A couple of years ago I have discovered this silly definition of the word Yegge on Urban Dictionary. For those who don't know Steve Yegge is a software developer, a former Google employee, and an author of his blog Stevey's Blog Rants. So the UD definition of "Yegge" goes as following:
A measurement of length of a piece of writing, particularly when indicating a length excessive for the genre. A Yegge is approximately 4000 words or 25 kilobytes.
Named for well known programmer and technical blogger Steve Yegge, whose blog up to about 2009 was notorious for entries of approximately 1 or 2 Yegges in length, vastly exceeding the typical length of blog entries in the genre.
Usage example: "I knew breaking up with him was a good idea after I got an email two Yegges long listing all the reasons why I should take him back."
Steve's writing is indeed quite verbose, thus this definition sounded hilarious to me. In fact, I liked it so much that I started using this expression in my everyday speech. At some point I thought it would be a fun thing to actually measure text in those units. And where do I primarily work with text? In Emacs, of course. Fast forward 15 minutes, the code was written:
(defun count-words--message (str start end)
(let* ((lines (count-lines start end))
(words (count-words start end))
(chars (- end start))
(yegges (sqrt (* (/ words 4000.0) (/ chars 25000.0)))))
(message "%s has %d line%s, %d word%s, %f Yegge%s and %d character%s."
str
lines (if (= lines 1) "" "s")
words (if (= words 1) "" "s")
yegges (if (= yegges 1) "" "s")
chars (if (= chars 1) "" "s"))))
I overloaded count-words--message
function to include Yegges count beside
regular statistics. This function is used by count-words
and other similar
facade functions. Because the UD definition is ambiguous in terms of whether to
use words or characters to count Yegges, I take a geometric mean of them both.
So now count-words
should show us something like this:
Buffer has 52 lines, 389 words, 0.096522 Yegges and 2395 characters.

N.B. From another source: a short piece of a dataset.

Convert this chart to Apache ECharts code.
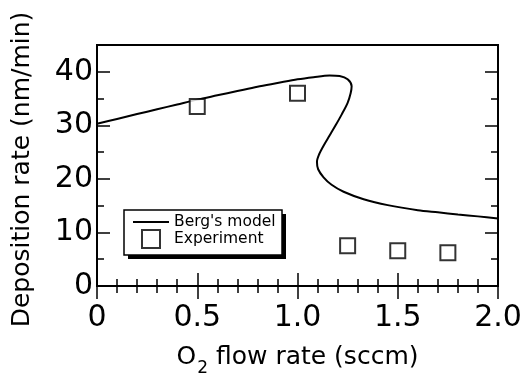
<!DOCTYPE html>
<html>
<head>
<meta charset="utf-8">
<script src="https://cdn.jsdelivr.net/npm/echarts@6/dist/echarts.min.js"></script>
<style>
html, body { margin: 0; padding: 0; background: #fff; }
#chart { width: 531px; height: 373px; }
</style>
</head>
<body>
<div id="chart"></div>
<script>
// Berg's model curve (S-shaped, multivalued, so kept as x/y pairs in drawing order)
var modelX = [0, 0.1, 0.2, 0.3, 0.4, 0.5, 0.6, 0.7, 0.8, 0.9, 1.0, 1.08, 1.16, 1.21, 1.25, 1.27, 1.265, 1.25, 1.22, 1.19, 1.16, 1.13, 1.108, 1.097, 1.103, 1.13, 1.17, 1.23, 1.33, 1.45, 1.6, 1.7, 1.8, 1.9, 2.0];
var modelY = [30.3, 31.2, 32.1, 33.0, 33.9, 34.8, 35.6, 36.4, 37.2, 37.9, 38.6, 39.0, 39.3, 39.2, 38.6, 37.3, 36.0, 34.2, 32.0, 30.0, 28.1, 26.2, 24.6, 23.2, 21.8, 20.3, 18.9, 17.6, 16.2, 15.1, 14.15, 13.75, 13.35, 13.0, 12.6];

// experiment points
var expX = [0.5, 1.0, 1.25, 1.5, 1.75];
var expY = [33.5, 36.0, 7.5, 6.6, 6.2];

var xTicks = { min: 0, max: 2, interval: 0.5 };
var yTicks = { min: 0, max: 45, interval: 10 };

var modelData = [];
for (var i = 0; i < modelX.length; i++) {
    modelData.push([modelX[i], modelY[i]]);
}
var expData = [];
for (var j = 0; j < expX.length; j++) {
    expData.push([expX[j], expY[j]]);
}

var FONT = 'DejaVu Sans';

function xLabel(v) {
    if (v === 0) return '0';
    return v.toFixed(1);
}

var chart = echarts.init(document.getElementById('chart'));

var option = {
    animation: false,
    backgroundColor: '#fff',
    textStyle: { fontFamily: FONT, color: '#000' },
    grid: {
        left: 97, right: 33, top: 45, bottom: 87,
        outerBoundsMode: 'none',
        show: true, borderColor: '#000', borderWidth: 2, backgroundColor: 'transparent'
    },
    graphic: [
        // legend box with hard drop shadow
        { type: 'rect', z: 1, shape: { x: 128, y: 214, width: 158, height: 45 }, style: { fill: '#000' } },
        { type: 'rect', z: 2, shape: { x: 124, y: 210, width: 158, height: 45 }, style: { fill: '#fff', stroke: '#000', lineWidth: 1.5 } }
    ],
    legend: {
        z: 10,
        orient: 'vertical',
        left: 133, top: 214,
        itemWidth: 36, itemHeight: 18, itemGap: -1,
        padding: 0,
        symbolKeepAspect: true,
        textStyle: { fontFamily: FONT, fontSize: 15.5, color: '#000' },
        data: [
            { name: "Berg's model", icon: 'path://M0,0 h100 v6 h-100 z', itemStyle: { color: '#000', borderWidth: 0 } },
            { name: 'Experiment', icon: 'path://M0,0 h10 v10 h-10 z', itemStyle: { color: '#fff', borderColor: '#000', borderWidth: 2 } }
        ]
    },
    xAxis: [
        {
            type: 'value', min: xTicks.min, max: xTicks.max, interval: xTicks.interval,
            position: 'bottom',
            axisLine: { show: true, lineStyle: { color: '#000', width: 2 } },
            axisTick: { inside: true, length: 13, lineStyle: { color: '#000', width: 1.5 } },
            minorTick: { show: true, splitNumber: 5, length: 7, lineStyle: { color: '#000', width: 1.5 } },
            splitLine: { show: false },
            axisLabel: { fontFamily: FONT, fontSize: 30, color: '#000', margin: 17, formatter: xLabel },
            name: '{main|O}{sub|2}{main| flow rate (sccm)}',
            nameLocation: 'middle',
            nameGap: 59,
            nameTextStyle: {
                fontFamily: FONT, fontSize: 25, color: '#000',
                rich: {
                    main: { fontFamily: FONT, fontSize: 25, color: '#000', verticalAlign: 'top' },
                    sub: { fontFamily: FONT, fontSize: 17, color: '#000', verticalAlign: 'top', padding: [15, 0, 0, 1] }
                }
            }
        },
        {
            type: 'value', min: xTicks.min, max: xTicks.max, interval: xTicks.interval,
            position: 'top',
            axisLine: { show: true, lineStyle: { color: '#000', width: 2 } },
            axisTick: { inside: true, length: 13, lineStyle: { color: '#000', width: 1.5 } },
            minorTick: { show: true, splitNumber: 5, length: 7, lineStyle: { color: '#000', width: 1.5 } },
            splitLine: { show: false },
            axisLabel: { show: false }
        }
    ],
    yAxis: [
        {
            type: 'value', min: yTicks.min, max: yTicks.max, interval: yTicks.interval,
            position: 'left',
            axisLine: { show: true, lineStyle: { color: '#000', width: 2 } },
            axisTick: { inside: true, length: 13, lineStyle: { color: '#000', width: 1.5 } },
            splitLine: { show: false },
            axisLabel: { fontFamily: FONT, fontSize: 30, color: '#000', margin: 4, showMaxLabel: false },
            name: 'Deposition rate (nm/min)',
            nameLocation: 'middle',
            nameRotate: 90,
            nameGap: 62,
            nameTextStyle: { fontFamily: FONT, fontSize: 25, color: '#000', padding: [0, 8, 0, 0] }
        },
        {
            type: 'value', min: yTicks.min, max: yTicks.max, interval: yTicks.interval / 2,
            position: 'left',
            axisLine: { show: false },
            axisTick: { inside: true, length: 7, lineStyle: { color: '#000', width: 1.5 } },
            splitLine: { show: false },
            axisLabel: { show: false }
        },
        {
            type: 'value', min: yTicks.min, max: yTicks.max, interval: yTicks.interval,
            position: 'right',
            axisLine: { show: true, lineStyle: { color: '#000', width: 2 } },
            axisTick: { inside: true, length: 13, lineStyle: { color: '#000', width: 1.5 } },
            splitLine: { show: false },
            axisLabel: { show: false }
        },
        {
            type: 'value', min: yTicks.min, max: yTicks.max, interval: yTicks.interval / 2,
            position: 'right',
            axisLine: { show: false },
            axisTick: { inside: true, length: 7, lineStyle: { color: '#000', width: 1.5 } },
            splitLine: { show: false },
            axisLabel: { show: false }
        }
    ],
    series: [
        {
            name: "Berg's model",
            type: 'line',
            data: modelData,
            smooth: 0.3,
            symbol: 'none',
            lineStyle: { color: '#000', width: 2 },
            itemStyle: { color: '#000' },
            z: 3
        },
        {
            name: 'Experiment',
            type: 'scatter',
            data: expData,
            symbol: 'rect',
            symbolSize: 15,
            itemStyle: { color: '#fff', borderColor: '#000', borderWidth: 2 },
            z: 4
        }
    ]
};

chart.setOption(option);
</script>
</body>
</html>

Neat! Now we can measure how many Yegges the whole buffer, or just the selected region contains. While being fun, this metric works surprisingly well — page count usually gives no idea about amounts of text because it depends on the font size and margins; number of words or characters are too big and unwieldy. Also, since the metric aggregates both word and character count, it punishes such cheating as abuse of small words and abbreviations as well flooding the text with non-alphanumeric symbols.
Until you get an intuitive grasp of how much is a Yegge here's a short table of example texts together with their sizes:
Piece of writing | Yegges |
---|---|
A full tweet | ~0.005 |
This post | 0.17 |
"I have a dream" speech by M. L. King | 0.39 |
"Beating the Averages" by Paul Graham | 1.07 |
The GNU Manifesto | 1.08 |
"Rich Programmer Food" by Steve Yegge | 1.35 |
"Batman" page on Wikipedia | 3.20 |
"Tempest" by William Shakespeare | 4.13 |
Average master thesis | 4–8 |
"The Great Gatsby" by F. Scott Fitzgerald | 11.6 |
"The Odyssey" by Homer | 28.8 |
"War and peace" by Leo Tolstoy | 135 |
I hope this post makes you smile, and who knows, maybe encourages to adopt this cool text metric. Happy writing!